July 2nd, 2012 at 1:02 pm
Are you no longer doing Letters to Everyone? Is it replaced by the subscription letter from a single author sent to all who subscribe? Hope not. Just received my envelope of (4) letters and loved their random discursiveness — just like real letters! Please keep this going. I saw at once how replies to the ones who included addresses would be specific, sharing the commonalities of our lives, a chance at conversational exchange I doubt the more “official” subscription letter will provide. Seem to me far less interesting than the pleasure of randomly striking sparks of connection. So keep Ltrs to Evryone alive!
July 2nd, 2012 at 5:41 pm
Four letters have arrived today and made me smile and cry a little. They give enormous pleasure and a sense of connection. Every single writer included a return address, which I appreciate so much. Every single letter, whether it recounts daily life or profound experiences is both an act of faith and a gift. It may take me a while, but I will answer them all. So, thanks to The Rumpus for making this possible. The next time — and I dearly hope there will be a next time — I will include my own return address, rather than wimp out with an email address and, like my dear, new correspondents, I will have the courage to close with love.
July 3rd, 2012 at 6:58 am
I just got my letters yesterday, but only two of the writers included a return address. I wrote them both back right away, so if anyone from round one is bummed that they didn’t get a response, feel free to write me! I am good at sending mail.
efelger at gmail dot com.
July 5th, 2012 at 10:01 pm
I got my letters today. Some did not include a return address, but two did, and then crossed them out. Coincidince? Both cross outs look like they were done with a different color pen than the writer used for their letter? Is it cold feet? Did someone at the envelope stuffing party decide to blot out addresses? ( I don’t actually think that one happened) Anyway, its a bummer.

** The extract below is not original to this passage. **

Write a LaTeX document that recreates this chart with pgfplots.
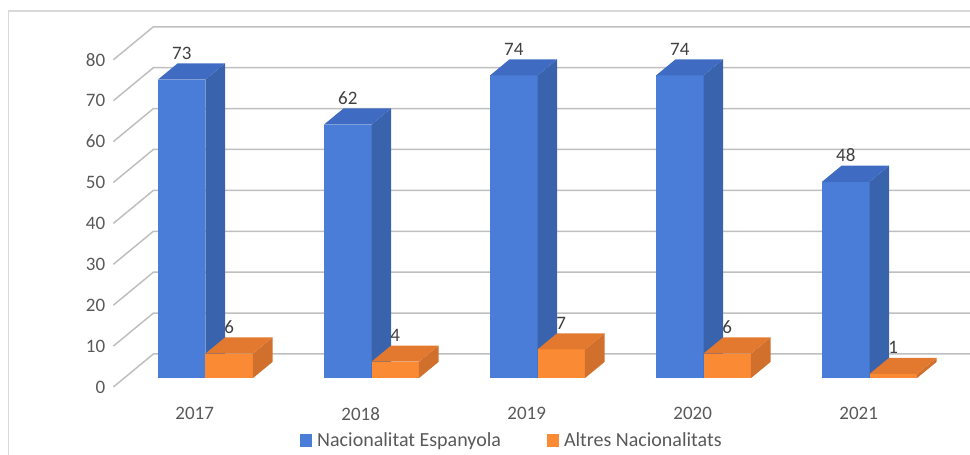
\documentclass[border=0pt]{standalone}
\usepackage{fontspec}
\setmainfont{Carlito}
\usepackage{pgfplots}
\pgfplotsset{compat=1.18}
\definecolor{bF}{HTML}{4A7DD7}
\definecolor{bS}{HTML}{3A63AD}
\definecolor{bT}{HTML}{3F6CC2}
\definecolor{oF}{HTML}{FB8A35}
\definecolor{oS}{HTML}{D0702C}
\definecolor{oT}{HTML}{E3792F}
\definecolor{gridc}{HTML}{BFBFBF}
\definecolor{framec}{HTML}{D9D9D9}
\definecolor{labc}{HTML}{595959}
\definecolor{labd}{HTML}{404040}
% x0, x1, value, front, side, top colours
\newcommand{\tdbar}[6]{%
\addplot3[forget plot, fill=#4, draw=none] coordinates {(#1,0.27,0) (#2,0.27,0) (#2,0.27,#3) (#1,0.27,#3)};
\addplot3[forget plot, fill=#5, draw=none] coordinates {(#2,0.27,0) (#2,0.76,0) (#2,0.76,#3) (#2,0.27,#3)};
\addplot3[forget plot, fill=#6, draw=none] coordinates {(#1,0.27,#3) (#2,0.27,#3) (#2,0.76,#3) (#1,0.76,#3)};
}
\begin{document}
\begin{tikzpicture}
\useasboundingbox (-194.7pt,-68pt) rectangle (775.3pt,387pt);
\clip (-194.7pt,-68pt) rectangle (775.3pt,387pt);
\draw[framec, line width=1.2pt] (-186pt,-100pt) rectangle (800pt,376pt);
\begin{axis}[at={(0pt,0pt)}, anchor=origin,
 x={(166pt,0pt)}, y={(40pt,33pt)}, z={(0pt,4.09pt)},
 xmin=-0.49, xmax=4.49, ymin=0, ymax=1, zmin=0, zmax=80,
 clip=false,
 hide axis,
 /pgf/number format/assume math mode=true,
 legend style={at={(axis cs:1.911,0,-12.96)}, anchor=center, draw=none, fill=none,
   legend columns=2, font=\fontsize{20}{23}\selectfont, text=labc,
   /tikz/every even column/.append style={column sep=44pt}},
 legend image code/.code={\fill[#1] (0pt,-7pt) rectangle (12pt,6pt); \path (15pt,0pt);},
]
\addlegendimage{fill=bF, draw=none}
\addlegendentry{Nacionalitat Espanyola}
\addlegendimage{fill=oF, draw=none}
\addlegendentry{Altres Nacionalitats}
% gridlines on the side wall and the back wall
\pgfplotsinvokeforeach{0,10,...,80}{
  \addplot3[forget plot, draw=gridc, line width=1.5pt, mark=none] coordinates {(-0.49,0,#1) (-0.49,1,#1) (4.49,1,#1)};
}
% value axis labels
\addplot3[forget plot, draw=none, mark=none, nodes near coords, point meta=z,
  nodes near coords style={anchor=east, inner sep=0pt, xshift=-8pt, font=\fontsize{19}{22}\selectfont, text=labc}]
  coordinates {(-0.49,0,0) (-0.49,0,10) (-0.49,0,20) (-0.49,0,30) (-0.49,0,40) (-0.49,0,50) (-0.49,0,60) (-0.49,0,70) (-0.49,0,80)};
% category labels
\addplot3[forget plot, draw=none, mark=none, nodes near coords, point meta=explicit symbolic,
  nodes near coords style={anchor=north, inner sep=0pt, yshift=-20pt, font=\fontsize{19}{22}\selectfont, text=labc}]
  coordinates {(0,0,0) [2017] (1,0,0) [2018] (2,0,0) [2019] (3,0,0) [2020] (4,0,0) [2021]};
% 2017
\tdbar{-0.286}{0}{73}{bF}{bS}{bT}
\tdbar{0}{0.286}{6}{oF}{oS}{oT}
% 2018
\tdbar{0.714}{1}{62}{bF}{bS}{bT}
\tdbar{1}{1.286}{4}{oF}{oS}{oT}
% 2019
\tdbar{1.714}{2}{74}{bF}{bS}{bT}
\tdbar{2}{2.286}{7}{oF}{oS}{oT}
% 2020
\tdbar{2.714}{3}{74}{bF}{bS}{bT}
\tdbar{3}{3.286}{6}{oF}{oS}{oT}
% 2021
\tdbar{3.714}{4}{48}{bF}{bS}{bT}
\tdbar{4}{4.286}{1}{oF}{oS}{oT}
% data labels
\addplot3[forget plot, draw=none, mark=none, nodes near coords, point meta=z,
  nodes near coords style={anchor=south, inner sep=0pt, yshift=20pt, font=\fontsize{19}{22}\selectfont, text=labd}]
  coordinates {(-0.143,0.27,73) (0.857,0.27,62) (1.857,0.27,74) (2.857,0.27,74) (3.857,0.27,48)};
\addplot3[forget plot, draw=none, mark=none, nodes near coords, point meta=z,
  nodes near coords style={anchor=south, inner sep=0pt, yshift=20pt, font=\fontsize{19}{22}\selectfont, text=labd}]
  coordinates {(0.143,0.27,6) (1.143,0.27,4) (2.143,0.27,7) (3.143,0.27,6) (4.143,0.27,1)};
\end{axis}
\end{tikzpicture}
\end{document}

July 6th, 2012 at 10:55 am
I didn’t subscribe or participate but judging by some of the profound emotional reactions it seems like the US Postal Service is less of a leech on the Federal budget than many suspect, and the cold internet is a poor substitute.
July 6th, 2012 at 9:15 pm
i received my four letters last week, and i got goosebumps reading them. people who included a return address will receive replies. i also have received one marvelous reply to my letter! please, please, please do this again. imagine if the whole world started to see everyone as that? as every*one. all people. thank you!!!
July 8th, 2012 at 12:59 pm
one handwritten – one old typewriter – two from printers arrived yesterday. only one letter writer was from san fran the others from az, ny, la. 3 women and 1 man told an unknown but fellow letter writer about their lives, loves, work, worries. All amazingly included their return addresses so I will most certainly write back – now i’m happy i added mine as a ps to this letter writing rumpus…….
September 8th, 2012 at 8:37 pm
Howdy – any way of bing notified if/when this happens again? I missed out this time, but would love to participate. Thanks!